The Fair Trade Commission’s findings laid bare these unfair and questionable business practices in actual numbers. Inside deals among affiliates where managing sons, daughters and grandchildren of business founders and owners have more than a 50 percent stake reached 56.3 percent. The cash deals were mostly carried out via private contracts.
Conglomerates argue that insider trading among affiliates with stakes in one another is unavoidable. In-house business practices of conglomerates cannot be entirely criticized as they have helped build multinational chaebol like Samsung, LG, Hyundai and SK.
German and Japanese manufacturers also benefited from the top-down and interlocked organization and operation system. But when internal transactions are in excess, they can undermine the parent group.
For instance, advertising, system information or logistics hardly help conglomerates.
Private interaffiliate deals usually take place among unprofitable subsidiaries, eating up opportunities that could have gone to more competitive outside enterprises specializing in the field.
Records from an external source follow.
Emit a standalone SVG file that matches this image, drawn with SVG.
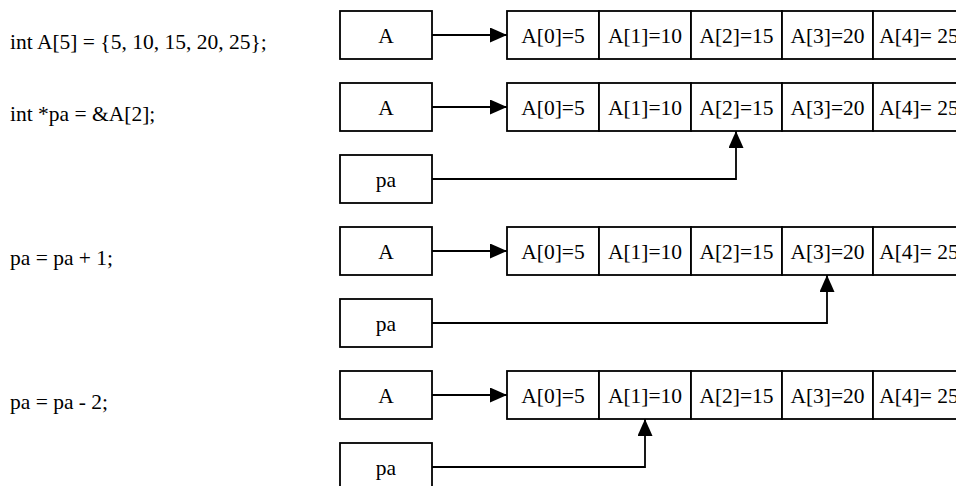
<svg xmlns="http://www.w3.org/2000/svg" width="956" height="486" viewBox="0 0 956 486">
<style>
text{font-family:"Liberation Serif","Times New Roman",serif;font-size:21.5px;fill:#000}
.c{text-anchor:middle}
.b{fill:#fff;stroke:#000;stroke-width:1.8}
.l{fill:none;stroke:#000;stroke-width:1.8}
</style>
<defs>
<marker id="ah" markerUnits="userSpaceOnUse" markerWidth="17" markerHeight="15" refX="17" refY="7.5" orient="auto">
<path d="M0,0 L17,7.5 L0,15 z" fill="#000"/>
</marker>
</defs>
<rect width="956" height="486" fill="#fff"/>
<g id="code">
<text x="10" y="49">int A[5] = {5, 10, 15, 20, 25};</text>
<text x="10" y="121">int *pa = &amp;A[2];</text>
<text x="10" y="265">pa = pa + 1;</text>
<text x="10" y="409">pa = pa - 2;</text>
</g>
<g id="row1">
<g id="A1"><rect class="b" x="340" y="11" width="92" height="48"/><text class="c" x="386" y="42.5">A</text></g>
<g id="arr1">
<rect class="b" x="507" y="11" width="92" height="48"/><text class="c" x="553" y="42.5">A[0]=5</text>
<rect class="b" x="599" y="11" width="92" height="48"/><text class="c" x="645" y="42.5">A[1]=10</text>
<rect class="b" x="691" y="11" width="91" height="48"/><text class="c" x="736.5" y="42.5">A[2]=15</text>
<rect class="b" x="782" y="11" width="91" height="48"/><text class="c" x="827.5" y="42.5">A[3]=20</text>
<rect class="b" x="873" y="11" width="92" height="48"/><text class="c" x="919" y="42.5">A[4]= 25</text>
</g>
</g>
<g id="row2">
<g id="A2"><rect class="b" x="340" y="83" width="92" height="48"/><text class="c" x="386" y="114.5">A</text></g>
<g id="arr2">
<rect class="b" x="507" y="83" width="92" height="48"/><text class="c" x="553" y="114.5">A[0]=5</text>
<rect class="b" x="599" y="83" width="92" height="48"/><text class="c" x="645" y="114.5">A[1]=10</text>
<rect class="b" x="691" y="83" width="91" height="48"/><text class="c" x="736.5" y="114.5">A[2]=15</text>
<rect class="b" x="782" y="83" width="91" height="48"/><text class="c" x="827.5" y="114.5">A[3]=20</text>
<rect class="b" x="873" y="83" width="92" height="48"/><text class="c" x="919" y="114.5">A[4]= 25</text>
</g>
<g id="pa2"><rect class="b" x="340" y="155" width="92" height="48"/><text class="c" x="386" y="186.5">pa</text></g>
</g>
<g id="row3">
<g id="A3"><rect class="b" x="340" y="227" width="92" height="48"/><text class="c" x="386" y="258.5">A</text></g>
<g id="arr3">
<rect class="b" x="507" y="227" width="92" height="48"/><text class="c" x="553" y="258.5">A[0]=5</text>
<rect class="b" x="599" y="227" width="92" height="48"/><text class="c" x="645" y="258.5">A[1]=10</text>
<rect class="b" x="691" y="227" width="91" height="48"/><text class="c" x="736.5" y="258.5">A[2]=15</text>
<rect class="b" x="782" y="227" width="91" height="48"/><text class="c" x="827.5" y="258.5">A[3]=20</text>
<rect class="b" x="873" y="227" width="92" height="48"/><text class="c" x="919" y="258.5">A[4]= 25</text>
</g>
<g id="pa3"><rect class="b" x="340" y="299" width="92" height="48"/><text class="c" x="386" y="330.5">pa</text></g>
</g>
<g id="row4">
<g id="A4"><rect class="b" x="340" y="371" width="92" height="48"/><text class="c" x="386" y="402.5">A</text></g>
<g id="arr4">
<rect class="b" x="507" y="371" width="92" height="48"/><text class="c" x="553" y="402.5">A[0]=5</text>
<rect class="b" x="599" y="371" width="92" height="48"/><text class="c" x="645" y="402.5">A[1]=10</text>
<rect class="b" x="691" y="371" width="91" height="48"/><text class="c" x="736.5" y="402.5">A[2]=15</text>
<rect class="b" x="782" y="371" width="91" height="48"/><text class="c" x="827.5" y="402.5">A[3]=20</text>
<rect class="b" x="873" y="371" width="92" height="48"/><text class="c" x="919" y="402.5">A[4]= 25</text>
</g>
<g id="pa4"><rect class="b" x="340" y="443" width="92" height="48"/><text class="c" x="386" y="474.5">pa</text></g>
</g>
<g id="connectors">
<path class="l" d="M432,35 H507" marker-end="url(#ah)"/>
<path class="l" d="M432,107 H507" marker-end="url(#ah)"/>
<path class="l" d="M432,251 H507" marker-end="url(#ah)"/>
<path class="l" d="M432,395 H507" marker-end="url(#ah)"/>
<path class="l" d="M432,179 H736 V131" marker-end="url(#ah)"/>
<path class="l" d="M432,323 H827 V275" marker-end="url(#ah)"/>
<path class="l" d="M432,467 H645 V419" marker-end="url(#ah)"/>
</g>
</svg>
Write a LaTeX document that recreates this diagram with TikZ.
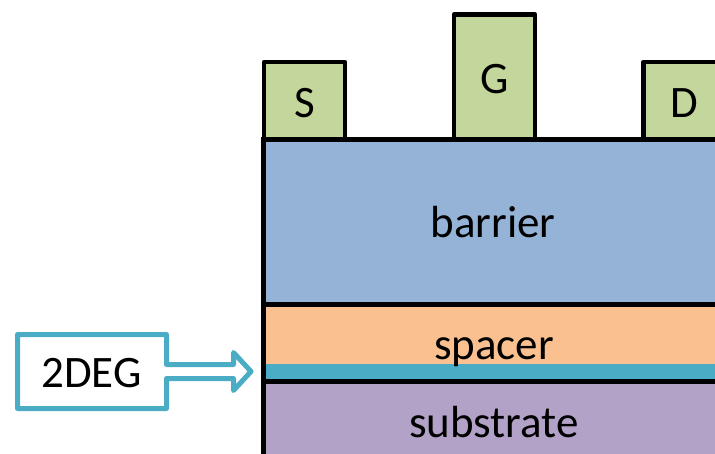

Without fair competition, corporate and social efficacy is whittled down.
Without constraint, incestuous business practices will become rampant. Resentment against large companies will increase while other, smaller independent enterprises lose their spirit. The anti-big and rich campaigns and calls for economic justice are the aftereffects.
Society must toughen up against unfair and antitrust business practices. If large companies continue with sprawling preferential, insider and cross-affiliate trades, they will only invite public interference and crackdowns from authorities. To prevent this, large conglomerates should stop branching out and cut off unprofitable subsidiaries.